◆ WHAT IS EXPECTED
Leaving the pictures out, print the lines from the first line of the listing through the line containing "(fatext) at (836,106)", exactly as they read, and no others.

— Start of SOURCE DATA —

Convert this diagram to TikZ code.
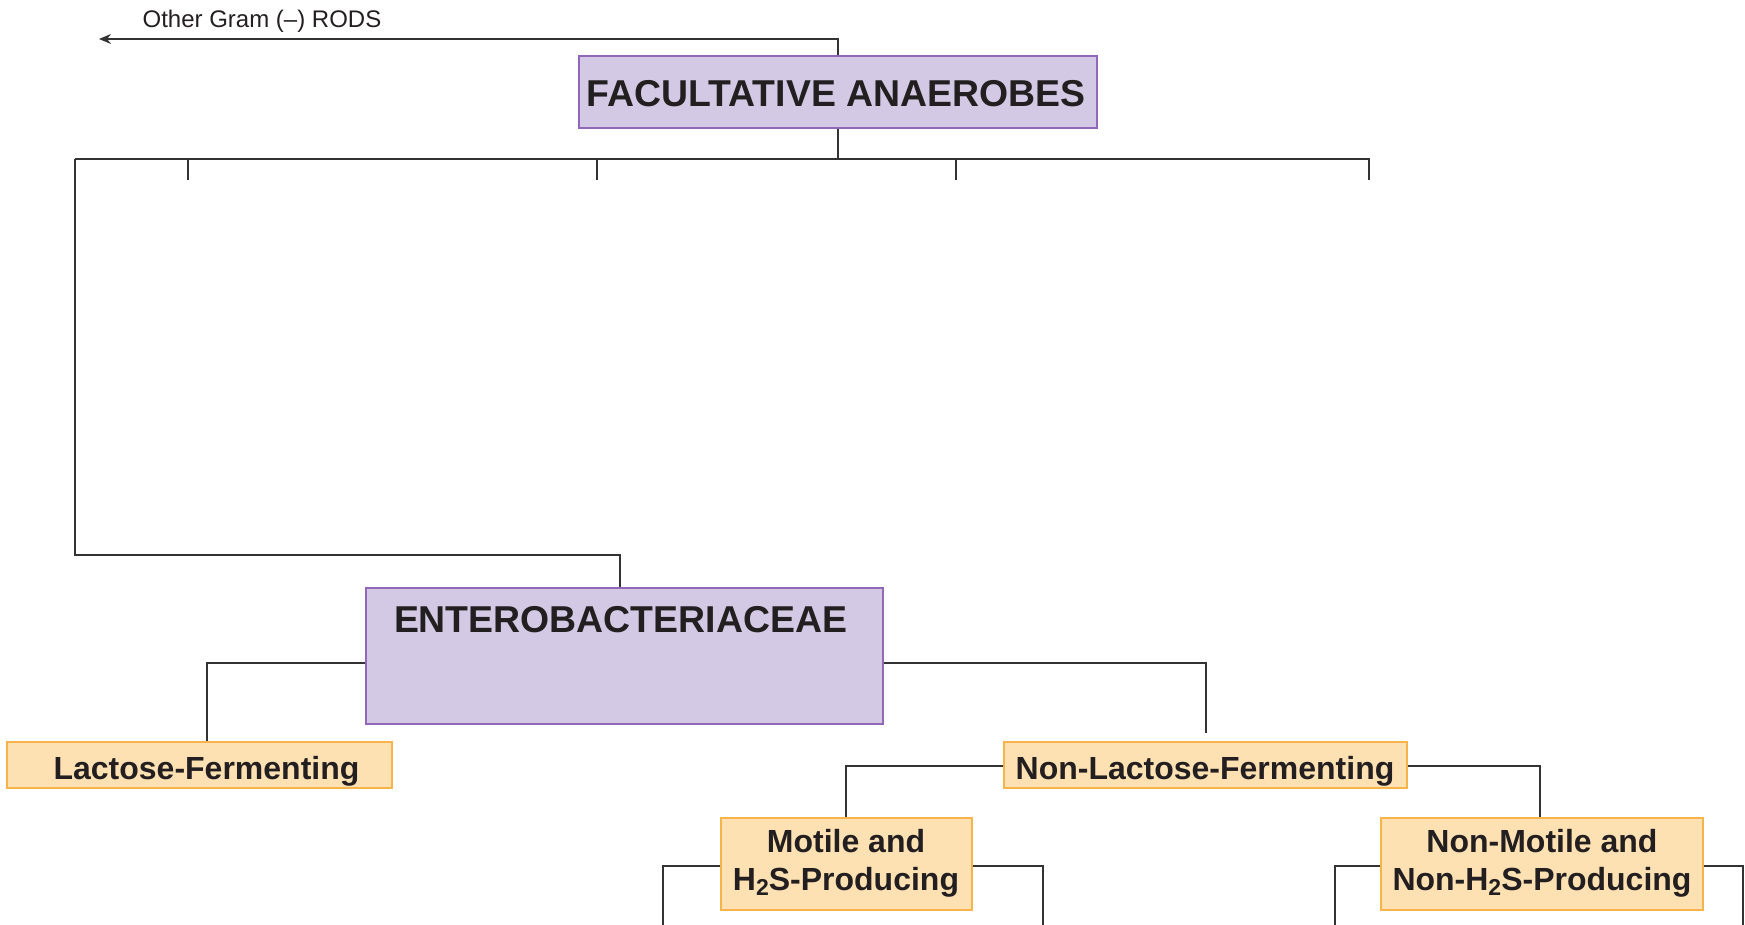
\documentclass[tikz,border=0pt]{standalone}
\usepackage{fontspec}
\setmainfont{Liberation Sans}
\usetikzlibrary{arrows.meta}
\definecolor{purfill}{HTML}{D3C9E4}
\definecolor{purline}{HTML}{9168B8}
\definecolor{orfill}{HTML}{FDE1B3}
\definecolor{orline}{HTML}{F6B44A}
\definecolor{ink}{HTML}{231F20}
\definecolor{wirecol}{HTML}{333333}
\newcommand{\subtwo}{\raisebox{-5pt}{\fontsize{23}{23}\selectfont 2}}
\begin{document}
\begin{tikzpicture}[x=1pt,y=-1pt,
  purbox/.style={draw=purline,fill=purfill,line width=1.3pt,inner sep=0pt},
  orbox/.style={draw=orline,fill=orfill,line width=1.3pt,inner sep=0pt},
  titletext/.style={font=\fontsize{37.4}{42}\selectfont\bfseries,text=ink,inner sep=0pt},
  subtext/.style={font=\fontsize{32}{38}\selectfont\bfseries,text=ink,inner sep=0pt,align=center},
  smalltext/.style={font=\fontsize{24}{28}\selectfont,text=ink,inner sep=0pt},
  wire/.style={draw=wirecol,line width=1.3pt}]
\useasboundingbox (0,0) rectangle (1745,924);

% boxes
\node[purbox,minimum width=518pt,minimum height=72pt] (fa) at (838,92) {};
\node[titletext,anchor=base] (fatext) at (836,106) {FACULTATIVE ANAEROBES};

\node[purbox,minimum width=517pt,minimum height=136pt] (ent) at (624.5,656) {};
\node[titletext,anchor=base] (enttext) at (620.5,632) {ENTEROBACTERIACEAE};

\node[orbox,minimum width=385pt,minimum height=46pt] (lf) at (199.5,765) {};
\node[subtext,anchor=base] (lftext) at (206.5,779) {Lactose-Fermenting};

\node[orbox,minimum width=403pt,minimum height=46pt] (nlf) at (1205.5,765) {};
\node[subtext,anchor=base] (nlftext) at (1205,779) {Non-Lactose-Fermenting};

\node[orbox,minimum width=251pt,minimum height=92pt] (mot) at (846.5,864) {};
\node[subtext] (mottext) at (846,863) {Motile and\\H\subtwo S-Producing};

\node[orbox,minimum width=322pt,minimum height=92pt] (nm) at (1542,864) {};
\node[subtext] (nmtext) at (1542,863) {Non-Motile and\\Non-H\subtwo S-Producing};

\node[smalltext,anchor=base] (rods) at (262,27) {Other Gram (--) RODS};

% coordinates
\coordinate (rodsend) at (99,39);
\coordinate (bar) at (838,159);
\coordinate (barl) at (75,159);
\coordinate (barr) at (1369,159);
\coordinate (t1) at (188,159); \coordinate (t1e) at (188,180);
\coordinate (t2) at (597,159); \coordinate (t2e) at (597,180);
\coordinate (t3) at (956,159); \coordinate (t3e) at (956,180);
\coordinate (t4e) at (1369,180);
\coordinate (lc) at (75,555);
\coordinate (lv) at (620,555);
\coordinate (lb) at (207,663);
\coordinate (rb) at (1206,663);
\coordinate (rbend) at (1206,733);
\coordinate (nl) at (846,766);
\coordinate (nr) at (1540,766);
\coordinate (ml) at (663,866); \coordinate (mle) at (663,925);
\coordinate (mr) at (1043,866); \coordinate (mre) at (1043,925);
\coordinate (nml) at (1335,866); \coordinate (nmle) at (1335,925);
\coordinate (nmr) at (1743,866); \coordinate (nmre) at (1743,925);

% connectors
\draw[wire,-{Stealth[length=12pt,width=10pt]}] (fa.north) |- (rodsend);
\draw[wire] (fa.south) -- (bar);
\draw[wire] (barl) -- (barr) -- (t4e);
\draw[wire] (t1) -- (t1e);
\draw[wire] (t2) -- (t2e);
\draw[wire] (t3) -- (t3e);
\draw[wire] (barl) -- (lc) -- (lv) -- (ent.north -| lv);
\draw[wire] (ent.west |- lb) -- (lb) -- (lf.north -| lb);
\draw[wire] (ent.east |- rb) -- (rb) -- (rbend);
\draw[wire] (nlf.west |- nl) -- (nl) -- (mot.north -| nl);
\draw[wire] (nlf.east |- nr) -- (nr) -- (nm.north -| nr);
\draw[wire] (mot.west |- ml) -- (ml) -- (mle);
\draw[wire] (mot.east |- mr) -- (mr) -- (mre);
\draw[wire] (nm.west |- nml) -- (nml) -- (nmle);
\draw[wire] (nm.east |- nmr) -- (nmr) -- (nmre);
\end{tikzpicture}
\end{document}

— End of SOURCE DATA —

◆ RESPONSE
Convert this diagram to TikZ code.
\documentclass[tikz,border=0pt]{standalone}
\usepackage{fontspec}
\setmainfont{Liberation Sans}
\usetikzlibrary{arrows.meta}
\definecolor{purfill}{HTML}{D3C9E4}
\definecolor{purline}{HTML}{9168B8}
\definecolor{orfill}{HTML}{FDE1B3}
\definecolor{orline}{HTML}{F6B44A}
\definecolor{ink}{HTML}{231F20}
\definecolor{wirecol}{HTML}{333333}
\newcommand{\subtwo}{\raisebox{-5pt}{\fontsize{23}{23}\selectfont 2}}
\begin{document}
\begin{tikzpicture}[x=1pt,y=-1pt,
  purbox/.style={draw=purline,fill=purfill,line width=1.3pt,inner sep=0pt},
  orbox/.style={draw=orline,fill=orfill,line width=1.3pt,inner sep=0pt},
  titletext/.style={font=\fontsize{37.4}{42}\selectfont\bfseries,text=ink,inner sep=0pt},
  subtext/.style={font=\fontsize{32}{38}\selectfont\bfseries,text=ink,inner sep=0pt,align=center},
  smalltext/.style={font=\fontsize{24}{28}\selectfont,text=ink,inner sep=0pt},
  wire/.style={draw=wirecol,line width=1.3pt}]
\useasboundingbox (0,0) rectangle (1745,924);

% boxes
\node[purbox,minimum width=518pt,minimum height=72pt] (fa) at (838,92) {};
\node[titletext,anchor=base] (fatext) at (836,106) {FACULTATIVE ANAEROBES};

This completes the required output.